Jérémy LIRON
Né en France en 1980 - Vit à Lyon
« Il y avait à Capri, en la partie la plus sauvage, la plus solitaire, la plus dramatique, en cette partie entièrement tournée vers le midi et l’orient, où l’île, d’humaine, devient féroce, où la nature s’exprime avec une force incomparable et cruelle, un promontoire d’une extraordinaire pureté de lignes, qui déchirait la mer de sa griffe rocheuse. Nul lieu, en Italie, n’offre une telle ampleur d’horizon, une telle profondeur de sentiment. » Curzio Malaparte
Dominant la Méditerranée depuis un vertigineux promontoire rocheux dans la baie de Capri, la Villa Malaparte vibre du souvenir du film Le Mépris (1963) que Jean-Luc Godard réalisa en partie dans ses murs et sur sa célèbre terrasse. Si le film concerne l’adaptation cinématographique de L’Odyssée d’Homère, il reste inoubliable pour ses dialogues entre Michel Piccoli et Brigitte Bardot, pour la présence de Jack Palance et de Jean-Luc Godard aux côtés de Fritz Lang. Sous couvert d’être un film sur le cinéma, Le Mépris a fait de la Villa Malaparte un personnage à part entière dans cette histoire de malentendu, de désagrégation affective et de désamour. La Villa fut également le lieu de tournage de La Pelle (La Peau) de Liliana Cavani en 1981, basé sur le roman autobiographique de Curzio Malaparte pour qui la villa fut construite par l’architecte Adalberto Libera au début des années 1940.

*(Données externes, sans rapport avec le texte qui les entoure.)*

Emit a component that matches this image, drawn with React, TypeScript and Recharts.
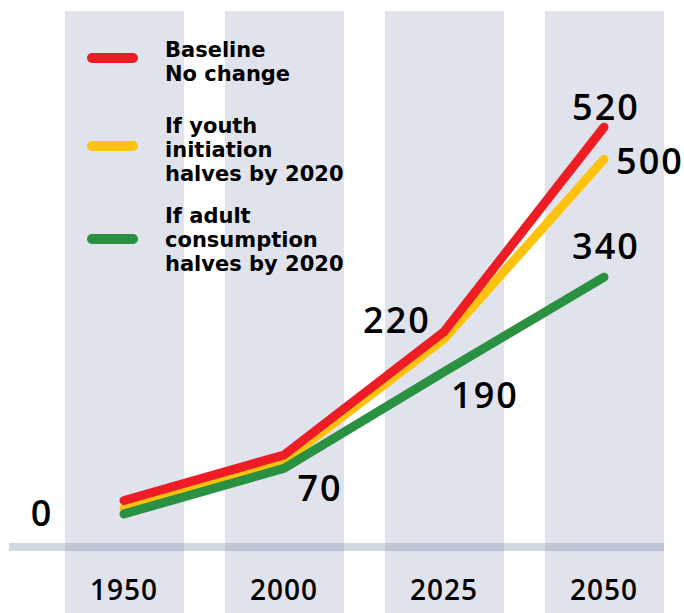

La villa est le motif de cette peinture ; elle appartient à une série de tableaux consacrés à ce lieu emblématique dont Jeremy Liron a livré plusieurs points de vue, oscillant entre le dépouillement des lignes de fuite et des compositions dans lesquelles la matière picturale est plus incarnée, comme c’est le cas pour Paysage 158. Néanmoins, il ne s’agit pas de livrer de la célèbre architecture un inventaire documentaire – les photographes s’en sont largement chargés – mais de trouver avec la peinture une résolution permettant de s’éloigner de l’image pour dévoiler l’épaisseur de mémoire portée par le site. Dans ce diptyque monté comme deux photogrammes de cinéma, rien n’est montré de la Villa sinon le point de vue sur la mer cadré par un contrejour. Néanmoins, ce que l’on voit n’est pas la baie vitrée telle qu’elle fut filmée dans Le Mépris – ouverte vers l’océan depuis une pièce lumineuse au luxe sobre, tout en tonalités de beige – mais une projection de l’après, lorsque tout est fini. Le film s’ouvre par le célèbre dialogue de Michel Piccoli et de Brigitte Bardot nue, dans une chromie tamisée par un filtre rouge puis bleu : Jeremy Liron complète le Technicolor en couvrant d’un filtre vert l’intérieur de la Villa Malaparte ; il teinte la mer et la roche de vase et de lichen, habille le paysage de son inéluctable ruine. Le vert n’est pas la couleur du souvenir, il est au contraire la teinte sépulcrale du lieu voué à sa décomposition suintante. L’Alfa Romeo de Jack Palance (archétype du Roméo mâle alpha) s’est broyée entre les citernes d’un camion, laissant pendre son corps et celui de Brigitte Bardot par les portières. La voiture rouge vif s’est incarcérée comme une couleur forçant l’intervalle séparant deux photogrammes d’une pellicule de cinéma1, comme le sang dans une blessure ouverte. Dans la peinture, l’espace exsangue séparant chaque partie du corps pictural ouvert est la vacance laissée par la défaite amoureuse et la nostalgie.
Jean-Charles Vergne
1– Avec une probable référence au défilement des fenêtres d’un train observé par Joan Crawford dans le film de Clarence Brown, Possessed (1931).